Что касается [различающего] постижения, [которое возникает] при йогическом сосредоточении, то постигаемый объект, будучи отраженным [в сознании] 3, есть иное, [нежели сознание], поскольку служит его опорой. Если бы этот объект был "только-сознанием", то каким образом самопостижение могло бы установить себя в форме постижения? Следовательно, тот, кто определяет объект, отраженный при [йогическом] постижении, есть Пуруша.

— Почему это [происходит]?

24. Это [сознание], хотя и расцвеченное бесчисленными впечатлениями, [существует] для Другого, поскольку оно выполняет соединяющую функцию.

http://psylib.org.ua/books/patanja/ostru/txt08.htm

23.1. В санскритском тексте sarvartham, т.е. "[направленное] на все объекты".

23.2. Здесь Вьяса вновь ссылается на центральную концепцию виджнянавады "chittamatra" (только-сознание).

23.3. В санскритском тексте pratibimbibhuta. Здесь слово pratibimba (образ, или отражение) употребляется в своем лексическом смысле, поскольку в данном контексте не имеется в виду противопоставление по типу pratibimba – avaccheda, свойственное гносеологическим построениям в веданте. О pratibimba-vada (теории отражения) см. (Dasgupta, 1961-1963, vol. I, с. 475-476].

http://psylib.org.ua/books/patanja/ostru/txt12.htm

----------


## Ассаджи

Камалашила в "Бхаванакраме" цитирует Сандхинирмочана сутру Асанги:

The phenomenon that has been contemplated as the object of inner single-pointed concentration should be analyzed and regarded as like a *reflection*. This *reflection or image*, which is the object of single-pointed concentration, should be thoroughly discerned as an object of knowledge. It should be completely investigated and thoroughly examined. Practice patience and take delight in it. With proper analysis, observe and understand it. This is what is known as special insight.

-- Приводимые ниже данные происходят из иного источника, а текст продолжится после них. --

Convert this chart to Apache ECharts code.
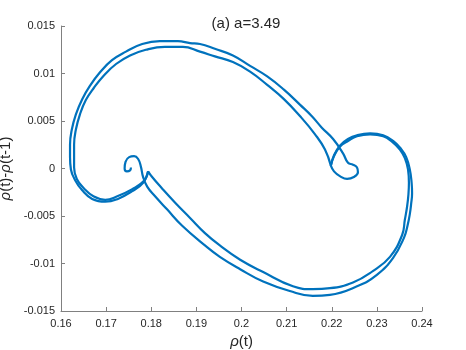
<!DOCTYPE html>
<html>
<head>
<meta charset="utf-8">
<script src="https://cdn.jsdelivr.net/npm/echarts@6/dist/echarts.min.js"></script>
<style>
html,body{margin:0;padding:0;background:#fff;}
#chart{width:466px;height:350px;}
</style>
</head>
<body>
<div id="chart"></div>
<script>
const titleText = '(a) a=3.49';
const xTicks = [0.16, 0.17, 0.18, 0.19, 0.2, 0.21, 0.22, 0.23, 0.24];
const yTicks = [-0.015, -0.01, -0.005, 0, 0.005, 0.01, 0.015];

// outer band: right V tip -> right arc -> right side -> bottom -> lower diagonal -> left curl
const outerLower = [
  [0.2198, 0.0003], [0.2205, 0.0014], [0.2218, 0.0024], [0.2236, 0.0031], [0.2256, 0.0035],
  [0.2285, 0.0037], [0.2314, 0.0035], [0.2336, 0.0029], [0.2353, 0.0021], [0.2365, 0.0012],
  [0.2373, -0.0001], [0.2377, -0.0015], [0.2378, -0.0026], [0.2376, -0.0037], [0.2373, -0.0048],
  [0.2368, -0.0060], [0.2360, -0.0073], [0.2336, -0.0094], [0.2300, -0.0112], [0.2256, -0.0124],
  [0.2196, -0.0133], [0.2158, -0.0134], [0.2107, -0.0129], [0.2048, -0.0119], [0.1997, -0.0106],
  [0.1952, -0.0093], [0.1919, -0.0081], [0.1868, -0.0060], [0.1835, -0.0043], [0.1808, -0.0029],
  [0.1791, -0.0019], [0.1782, -0.0009], [0.1777, 0.0002], [0.1771, 0.0010], [0.1762, 0.0013],
  [0.1751, 0.0012], [0.1743, 0.0007], [0.1741, 0.0000], [0.1746, -0.0003], [0.1753, -0.0002],
  [0.1755, 0.0001]
];

// outer band: left V tip -> left arc -> left side -> top -> upper diagonal -> right curl
const outerUpper = [
  [0.1793, -0.0003], [0.1782, -0.0015], [0.1757, -0.0024], [0.1726, -0.0032], [0.1698, -0.0035],
  [0.1669, -0.0032], [0.1647, -0.0023], [0.1631, -0.0012], [0.1622, -0.0001], [0.1620, 0.0012],
  [0.1620, 0.0025], [0.1624, 0.0041], [0.1633, 0.0057], [0.1647, 0.0073], [0.1664, 0.0087],
  [0.1686, 0.0101], [0.1713, 0.0114], [0.1744, 0.0123], [0.1780, 0.0131], [0.1819, 0.0134],
  [0.1859, 0.0134], [0.1886, 0.0132], [0.1908, 0.0131], [0.1941, 0.0126], [0.1981, 0.0119],
  [0.2019, 0.0108], [0.2057, 0.0097], [0.2094, 0.0083], [0.2130, 0.0067], [0.2156, 0.0055],
  [0.2178, 0.0043], [0.2203, 0.0031], [0.2225, 0.0016], [0.2236, 0.0006], [0.2247, 0.0004],
  [0.2256, 0.0001], [0.2258, -0.0004], [0.2249, -0.0009], [0.2234, -0.0011], [0.2218, -0.0008],
  [0.2205, -0.0003], [0.2198, 0.0003]
];

// inner band: right V tip -> right arc -> right side -> bottom -> lower diagonal -> left V tip
const innerLower = [
  [0.2198, 0.0003], [0.2205, 0.0013], [0.2218, 0.0023], [0.2236, 0.0029], [0.2256, 0.0034],
  [0.2285, 0.0036], [0.2314, 0.0034], [0.2334, 0.0028], [0.2351, 0.0020], [0.2362, 0.0011],
  [0.2369, -0.0001], [0.2371, -0.0015], [0.2370, -0.0027], [0.2367, -0.0040], [0.2362, -0.0054],
  [0.2356, -0.0070], [0.2329, -0.0093], [0.2291, -0.0108], [0.2247, -0.0120], [0.2196, -0.0126],
  [0.2158, -0.0127], [0.2114, -0.0124], [0.2048, -0.0109], [0.1997, -0.0096], [0.1952, -0.0081],
  [0.1919, -0.0068], [0.1886, -0.0052], [0.1853, -0.0036], [0.1824, -0.0021], [0.1802, -0.0009],
  [0.1793, -0.0003]
];

// inner band: left V tip -> left arc -> left side -> top -> upper diagonal -> right V tip
const innerUpper = [
  [0.1793, -0.0003], [0.1784, -0.0013], [0.1757, -0.0022], [0.1726, -0.0029], [0.1698, -0.0033],
  [0.1671, -0.0029], [0.1651, -0.0021], [0.1635, -0.0011], [0.1629, 0.0001], [0.1629, 0.0012],
  [0.1629, 0.0025], [0.1633, 0.0041], [0.1642, 0.0057], [0.1655, 0.0072], [0.1673, 0.0085],
  [0.1695, 0.0098], [0.1722, 0.0110], [0.1753, 0.0119], [0.1788, 0.0125], [0.1830, 0.0128],
  [0.1870, 0.0128], [0.1908, 0.0123], [0.1941, 0.0118], [0.1981, 0.0112], [0.2019, 0.0102],
  [0.2057, 0.0088], [0.2094, 0.0073], [0.2130, 0.0055], [0.2163, 0.0036], [0.2185, 0.0020],
  [0.2198, 0.0003]
];

const lineColor = '#0072BD';
const textColor = '#262626';
const axisColor = '#808080';
const font = '"Liberation Sans", Arial, Helvetica, sans-serif';

function fmt(v) { return String(+(+v).toFixed(3)); }

function mkSeries(data) {
  return {
    type: 'line', data: data, showSymbol: false, smooth: 0.45,
    lineStyle: { color: lineColor, width: 2.2 }, itemStyle: { color: lineColor },
    animation: false, silent: true
  };
}

const chart = echarts.init(document.getElementById('chart'), null, { renderer: 'canvas' });
chart.setOption({
  backgroundColor: '#fff',
  animation: false,
  title: {
    text: titleText, left: 241, top: 11, textAlign: 'center',
    textStyle: { fontFamily: font, fontSize: 15, fontWeight: 'normal', color: textColor }
  },
  grid: { left: 61, right: 44, top: 26, bottom: 39, containLabel: false, outerBoundsMode: 'none' },
  xAxis: {
    type: 'value', min: xTicks[0], max: xTicks[xTicks.length - 1], interval: 0.01,
    name: '{i|ρ}(t)', nameLocation: 'middle', nameGap: 23,
    nameTextStyle: { fontFamily: font, fontSize: 15, color: textColor,
      rich: { i: { fontFamily: font, fontSize: 15, fontStyle: 'italic', color: textColor } } },
    axisLine: { show: true, onZero: false, lineStyle: { color: axisColor, width: 1 } },
    axisTick: { show: true, inside: true, length: 4, lineStyle: { color: axisColor } },
    axisLabel: { fontFamily: font, fontSize: 11, color: textColor, margin: 7, formatter: fmt },
    splitLine: { show: false }
  },
  yAxis: {
    type: 'value', min: yTicks[0], max: yTicks[yTicks.length - 1], interval: 0.005,
    name: '{i|ρ}(t)-{i|ρ}(t-1)', nameLocation: 'middle', nameGap: 38,
    nameTextStyle: { fontFamily: font, fontSize: 15, color: textColor,
      rich: { i: { fontFamily: font, fontSize: 15, fontStyle: 'italic', color: textColor } } },
    axisLine: { show: true, onZero: false, lineStyle: { color: axisColor, width: 1 } },
    axisTick: { show: true, inside: true, length: 4, lineStyle: { color: axisColor } },
    axisLabel: { fontFamily: font, fontSize: 11, color: textColor, margin: 6, formatter: fmt },
    splitLine: { show: false }
  },
  series: [mkSeries(outerLower), mkSeries(outerUpper), mkSeries(innerLower), mkSeries(innerUpper)]
});
</script>
</body>
</html>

http://www.empty-universe.com/yogaca...akrama_two.htm

----------


## Zom

Аджан Буддадаса по-поводу нимитты говорит так -  этот объект появляется когда тело дыхания и физическое тело в значительной мере успокоены. Ум становится утонченным и в точке удержания сосредоточения появляется нимитта - это самый ментальный образ. Далее он говорит, что нужно научиться управлять этими нимиттами и менять их по своему желанию, это в значительной степени разовьёт силу ума. Затем можно выбрать себе простую нимитту, например, белую точку и начать сосредоточение на ней. Это будет подобно воспламенению листа за счет направления солнечных лучей через фокусировку линзы. Тогда в уме останется только 5 факторов (джхановых) и это будет первый уровень идеального сосредоточения и однонаправленности (ekaggata).

Таким образом это получается 4-5 этап в анапанасати..
1. установление общей внимательности, слежение за всем процессом дыхания.
2. анализ и рассмотрение длинных, коротких вдохов и выдохов
3. анализ и рассмотрение двух тел - тела дыхания и физического тела
4. успокоение физического тела и тела дыхания
5. работа с нимиттами
6. анализ и рассмотрение Piti и Sukha
7... 8 ... 9... и т.д. - дальнейшие этапы для продвинутых практиков -)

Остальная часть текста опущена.